Mike I think you are onto something here. I too have never personally surfaced backside progressives. But I have heard from several sources that the polishing is where they can get messed up. Basically freeform lenses can be "ruined" by the polishing process easier than conventional lenses.
With that being said are there any generators out there that cut so clean that you dont have to polish?
Also with so many lens designs now I think the industry as a whole is creating a monster.
About the only thing I disagree with sort of is I'm still on the fence if it's a con job or not. I think the big company's do not want individual labs surfacing conventional progressives anymore. They can make more money off of us if they do it at thier labs. They pump us all up on the technology side of things and most of us have bought the hype
Mike, direct surfacing never involves fining. The process depends almost totally on the generator producing a near-specular surface. The polishing operation is performed by only-slightly-glorified sphere machines (ok, some machine vendors may dispute that, but some of them are exactly that) using conformable laps, and it is crucial that the material removal in that stage of the process be uniform and very close to zero.

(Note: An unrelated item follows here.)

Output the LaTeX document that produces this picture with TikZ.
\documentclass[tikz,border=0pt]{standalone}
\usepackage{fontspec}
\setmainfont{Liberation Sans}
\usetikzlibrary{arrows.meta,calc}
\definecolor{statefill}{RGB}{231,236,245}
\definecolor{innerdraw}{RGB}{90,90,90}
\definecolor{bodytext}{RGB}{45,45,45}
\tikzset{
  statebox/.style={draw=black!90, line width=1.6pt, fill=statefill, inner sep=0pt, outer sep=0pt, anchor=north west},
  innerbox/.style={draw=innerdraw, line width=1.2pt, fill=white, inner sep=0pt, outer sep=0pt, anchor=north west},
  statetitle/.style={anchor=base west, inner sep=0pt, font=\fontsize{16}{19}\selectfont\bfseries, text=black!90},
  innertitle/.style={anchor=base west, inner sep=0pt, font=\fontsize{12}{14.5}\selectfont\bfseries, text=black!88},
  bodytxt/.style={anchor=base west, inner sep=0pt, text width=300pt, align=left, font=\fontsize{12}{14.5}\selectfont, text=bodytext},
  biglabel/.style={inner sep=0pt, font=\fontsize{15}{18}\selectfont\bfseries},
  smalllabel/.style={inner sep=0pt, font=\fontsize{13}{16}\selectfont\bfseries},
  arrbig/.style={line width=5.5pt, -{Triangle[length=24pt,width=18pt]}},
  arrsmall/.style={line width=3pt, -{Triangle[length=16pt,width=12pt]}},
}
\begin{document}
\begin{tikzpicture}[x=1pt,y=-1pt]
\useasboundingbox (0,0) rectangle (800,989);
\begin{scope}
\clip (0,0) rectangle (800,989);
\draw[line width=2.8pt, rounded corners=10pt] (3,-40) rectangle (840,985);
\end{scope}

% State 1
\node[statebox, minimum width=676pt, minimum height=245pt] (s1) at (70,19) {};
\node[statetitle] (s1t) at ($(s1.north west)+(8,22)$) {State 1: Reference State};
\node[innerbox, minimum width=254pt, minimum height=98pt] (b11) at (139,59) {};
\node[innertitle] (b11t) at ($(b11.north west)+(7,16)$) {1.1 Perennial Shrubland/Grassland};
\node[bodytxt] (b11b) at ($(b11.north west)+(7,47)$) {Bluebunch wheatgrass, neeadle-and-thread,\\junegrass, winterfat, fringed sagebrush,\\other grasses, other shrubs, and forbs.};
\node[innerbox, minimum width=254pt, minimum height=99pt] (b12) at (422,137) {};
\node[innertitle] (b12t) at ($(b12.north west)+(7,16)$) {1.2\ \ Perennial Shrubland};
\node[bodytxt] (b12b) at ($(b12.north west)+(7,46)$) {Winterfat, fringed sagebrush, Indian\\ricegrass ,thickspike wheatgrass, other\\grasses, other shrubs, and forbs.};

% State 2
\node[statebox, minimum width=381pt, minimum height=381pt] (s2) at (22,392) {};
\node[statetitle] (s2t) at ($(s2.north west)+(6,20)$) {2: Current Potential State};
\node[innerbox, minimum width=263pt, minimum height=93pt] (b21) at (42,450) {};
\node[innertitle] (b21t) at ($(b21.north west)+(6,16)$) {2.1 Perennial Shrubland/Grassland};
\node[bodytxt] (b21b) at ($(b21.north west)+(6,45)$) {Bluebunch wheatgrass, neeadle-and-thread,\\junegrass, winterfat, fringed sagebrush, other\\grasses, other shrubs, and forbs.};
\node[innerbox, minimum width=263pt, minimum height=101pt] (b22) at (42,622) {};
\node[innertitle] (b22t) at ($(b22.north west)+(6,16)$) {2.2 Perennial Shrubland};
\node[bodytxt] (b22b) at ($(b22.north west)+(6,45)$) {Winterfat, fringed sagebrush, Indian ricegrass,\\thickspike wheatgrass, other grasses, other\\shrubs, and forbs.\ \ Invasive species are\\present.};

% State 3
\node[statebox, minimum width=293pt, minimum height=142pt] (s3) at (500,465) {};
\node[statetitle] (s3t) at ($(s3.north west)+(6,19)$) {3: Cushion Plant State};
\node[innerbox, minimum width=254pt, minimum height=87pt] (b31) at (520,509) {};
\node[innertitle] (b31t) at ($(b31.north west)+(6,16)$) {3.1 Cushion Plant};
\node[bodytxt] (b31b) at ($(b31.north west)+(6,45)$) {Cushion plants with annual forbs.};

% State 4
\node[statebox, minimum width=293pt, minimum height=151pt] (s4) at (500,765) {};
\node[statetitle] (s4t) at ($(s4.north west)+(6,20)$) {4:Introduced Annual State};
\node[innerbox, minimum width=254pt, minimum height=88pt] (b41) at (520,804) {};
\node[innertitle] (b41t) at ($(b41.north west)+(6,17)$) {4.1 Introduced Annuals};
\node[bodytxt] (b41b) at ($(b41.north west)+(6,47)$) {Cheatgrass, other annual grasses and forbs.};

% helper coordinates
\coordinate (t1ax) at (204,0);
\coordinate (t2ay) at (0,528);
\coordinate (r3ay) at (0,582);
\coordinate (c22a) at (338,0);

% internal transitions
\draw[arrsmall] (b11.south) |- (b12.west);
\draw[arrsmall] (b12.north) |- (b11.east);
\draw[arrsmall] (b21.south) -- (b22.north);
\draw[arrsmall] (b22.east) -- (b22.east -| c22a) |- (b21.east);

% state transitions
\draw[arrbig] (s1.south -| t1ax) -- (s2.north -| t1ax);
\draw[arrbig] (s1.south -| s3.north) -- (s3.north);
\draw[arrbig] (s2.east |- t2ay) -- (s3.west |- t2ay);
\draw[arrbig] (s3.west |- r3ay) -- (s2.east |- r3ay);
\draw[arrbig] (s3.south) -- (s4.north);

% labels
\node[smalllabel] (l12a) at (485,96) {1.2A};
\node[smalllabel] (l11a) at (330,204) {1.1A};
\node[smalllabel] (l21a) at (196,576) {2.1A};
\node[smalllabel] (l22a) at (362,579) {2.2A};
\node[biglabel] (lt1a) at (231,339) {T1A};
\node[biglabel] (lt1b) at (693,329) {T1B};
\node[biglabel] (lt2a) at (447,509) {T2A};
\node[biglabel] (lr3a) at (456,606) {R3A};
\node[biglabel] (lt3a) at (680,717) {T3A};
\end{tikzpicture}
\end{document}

I think that your observation regarding the number of designs is correct - it is really hard for dispensers to understand the differences amongst them. You can look at power maps ad infinitum, but they don't tell you how the lens will actually perform. That's one of the reasons my friend Rick may chime in with a message about the importance of extensive wearer trials.
(Crafter, the answer is no, there is no generator that produces a lens that does not require polishing. Of course, as with any production step, something can go wrong in that one).
Not being one to see conspiracies everywhere, I am not inclined to call digital lenses a “con job.” There are two distinct aspects to these products. The first one is the one that we were all thinking about back in the 80’s, after progressive lenses became established, that we could turn single vision blanks into progressives, if we could just figure out how to produce the required complex surface on the back. The introduction of new machining technology made that possible. Only then did a lot of people start thinking about the fact that this technology enabled a new level of per-lens customization. Those two features – making progressives out of relatively cheap blanks, and elevated individual customization – pull in opposite directions with regard to the value proposition. The former suggests that you should be able to have less expensive products, especially in exotic materials that bore high blank costs for semi-finished progressives. The latter suggests that the lenses can bear a higher price throughout the supply chain, because they afford additional value that was previously unobtainable.
Personally, I haven’t been happy with conventional progressives since I started to wear freeform progressives, but I haven’t tried many conventional ones lately.
Shanbaum -- this grasshopper thanks you for your insight and wisdom!